While everybody was looking particularly gorgeous and everybody -- including the Suspicious Little Moms -- got some pretty great stuff to play with, it's probably Spencer that gets MVP. She's kinda been back-burnered for a while, beyond the endless moaning about Toby, so it felt right that she got the meatiest sandwich of all, not to mention one of the biggest reveals ever on the show. As some have suspected, Jason is Spencer's half-brother by Mr. Hastings. She has a huge meltdown with her mom about it, takes some time staring out of windows, and eventually commits herself once again to the chase.
So. For a bunch of ladies trying to keep a low profile, maybe having individual public freakouts in class encounter groups wasn't the best idea. But in keeping with the philosophy of the event -- not to mention the show itself -- disclosure turns out to be the best policy, and everybody ends up a lot healthier, or at least less oblivious, than they were when the episode began. Nothing quite like the satisfaction of having one or two questions answered now and again, and certainly this was a high point -- and a halfway point, come to think of it -- for what's shaping up to be a very dynamic demiseason indeed.

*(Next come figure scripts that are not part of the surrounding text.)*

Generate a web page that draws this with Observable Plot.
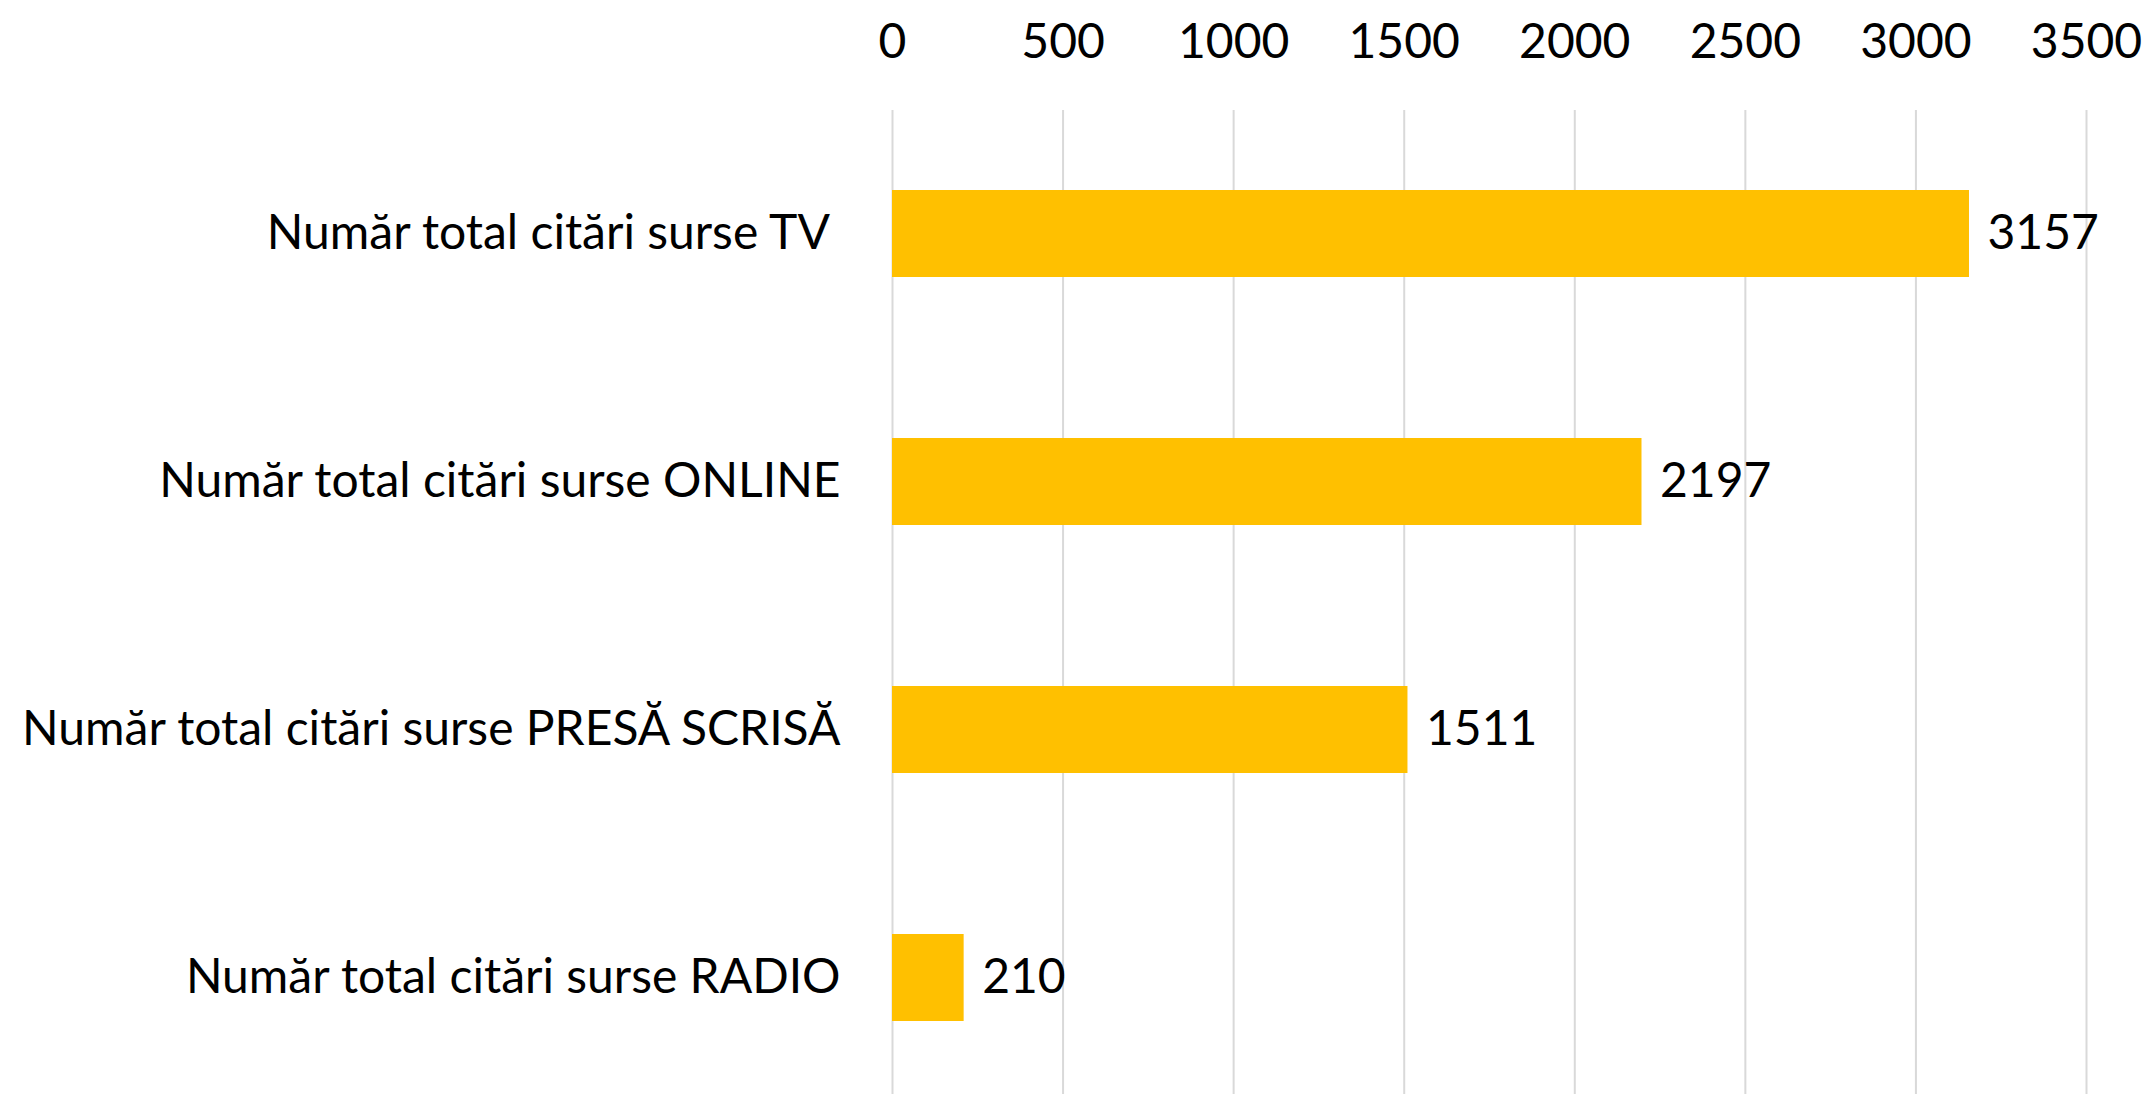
<!DOCTYPE html>
<html>
<head>
<meta charset="utf-8">
<script src="https://cdn.jsdelivr.net/npm/d3@7"></script>
<script src="https://cdn.jsdelivr.net/npm/@observablehq/plot@0.6"></script>
<style>
  html, body { margin: 0; padding: 0; background: #ffffff; }
  #chart svg { display: block; }
  #chart text { white-space: pre; }
</style>
</head>
<body>
<div id="chart"></div>
<script>
const categories = [
  "Număr total citări surse TV\u00A0",
  "Număr total citări surse ONLINE",
  "Număr total citări surse PRESĂ SCRISĂ",
  "Număr total citări surse RADIO"
];
const values = [3157, 2197, 1511, 210];
const xTicks = [0, 500, 1000, 1500, 2000, 2500, 3000, 3500];

const data = categories.map((c, i) => ({category: c, value: values[i]}));

const FONT = "Lato, 'Open Sans', sans-serif";
const FS = 48;

const chart = Plot.plot({
  width: 2148,
  height: 1094,
  marginLeft: 892,
  marginRight: 62,
  marginTop: 110,
  marginBottom: 0,
  style: {fontFamily: FONT, fontSize: FS + "px", color: "#000000", background: "#ffffff"},
  x: {domain: [0, 3500]},
  y: {domain: categories, range: [109, 1101], paddingInner: 0.65, paddingOuter: 0.325},
  marks: [
    Plot.gridX(xTicks, {stroke: "#D9D9D9", strokeOpacity: 1, strokeWidth: 2}),
    Plot.axisX({anchor: "top", ticks: xTicks, tickFormat: d => String(d), tickSize: 0, tickPadding: 53, label: null, fontSize: FS, fill: "#000000"}),
    Plot.axisY({anchor: "left", tickSize: 0, tickPadding: 52, label: null, fontSize: FS, fill: "#000000"}),
    Plot.barX(data, {x: "value", y: "category", fill: "#FFC000"}),
    Plot.text(data, {x: "value", y: "category", text: d => String(d.value), textAnchor: "start", dx: 18, fontSize: FS, fill: "#000000"})
  ]
});
document.getElementById("chart").appendChild(chart);
</script>
</body>
</html>
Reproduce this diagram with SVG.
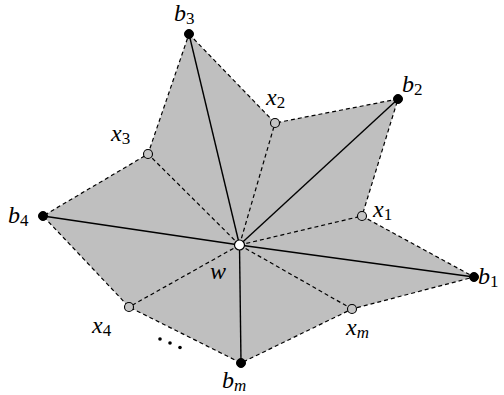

Next week, presumably: Fallout from the Jason reveal, more clues to the whole Vivian Darkbloom deal, the crazy facts about Holden the Scroggle, and hopefully more from the Jenna-Mona-Noel Kahn corner and/or Kate's next outrage.
Holden was bruised, and secretive about it. Emily was barred from the swim team, maybe forever. Jenna started up with Noel Kahn, lucky girl. Alison turned out to have multiple identities. Hanna sent everybody a naked picture of her stepsister, always with a thumb over the nips. Oh, and something strange was going on between Spencer's dad and Alison's brother Jason, where sometimes he was protective of the boy and other times just acted super berserk about and toward him.
VICE-PRINCIPAL TAMBORELLI'S OFC
Ashley Marin: "I can't believe Hanna. It's always something. I need a drink."
New Mrs. Marin: "I can't wait to see you and your daughter get boned on this one."
Tamborelli: "Amusingly enough, I am an African-American man. Mrs. Marin?"
HASTINGS HOUSE OF DEAD GIRL DRYCLEANING
Spencer: "That whole thing with the claim check and the Vivian Darkbloom and all that, what I ended up with was this cute raincoat."
Liars: "That doesn't seem like something Alison would wear, unless it's stained on the side we can't see with somebody's vital juices."
Spencer: "No, it's what Vivian Darkbloom would wear. You guys clearly don't understand the purpose of disguise. Whereas I have been practicing the spycrafts since I was a child."
Aria, verbatim: "Can I touch it?"
Spencer, ditto: "Yeah? It's a raincoat, Aria, it's not a mummy."
Aria immediately finds the clue, a phone number in the pocket, while they discuss this latest of Hanna's many problems.
Spencer: "Uh, obviously let's call it."
Emily: "Okay, stop. Now I feel like we're in a bad place."
Spencer, for real: "We're in my living room, Emily. We are holding a coat."
Emily: "Maybe we should contact the Board and see if we're allowed to touch it."
Questions: First, why wouldn't they call it? Second, why did Alison even come up with Vivian Darkbloom? Third, what were her errands on the occasion that she acted in this capacity?
Objections: One, from Emily, which is that she still thinks the coat is haunted for some reason.
Spencer: "It's probably easier to find out whom Alison was calling when she called this number by actually calling it rather than, say, hiring the fat lady with the tube top at the farmer's market who's gonna tell you your fortune..."
Emily: "I'm not scared!"
Aria: "Okay, but that lady with the tube top makes really good apple butter."
Liars: "Dating a gay teen in a Fight Club has made you kind of awesome."
Aria: "No, you know what it is? I'm talking about something other than fucking Ezra Fitz."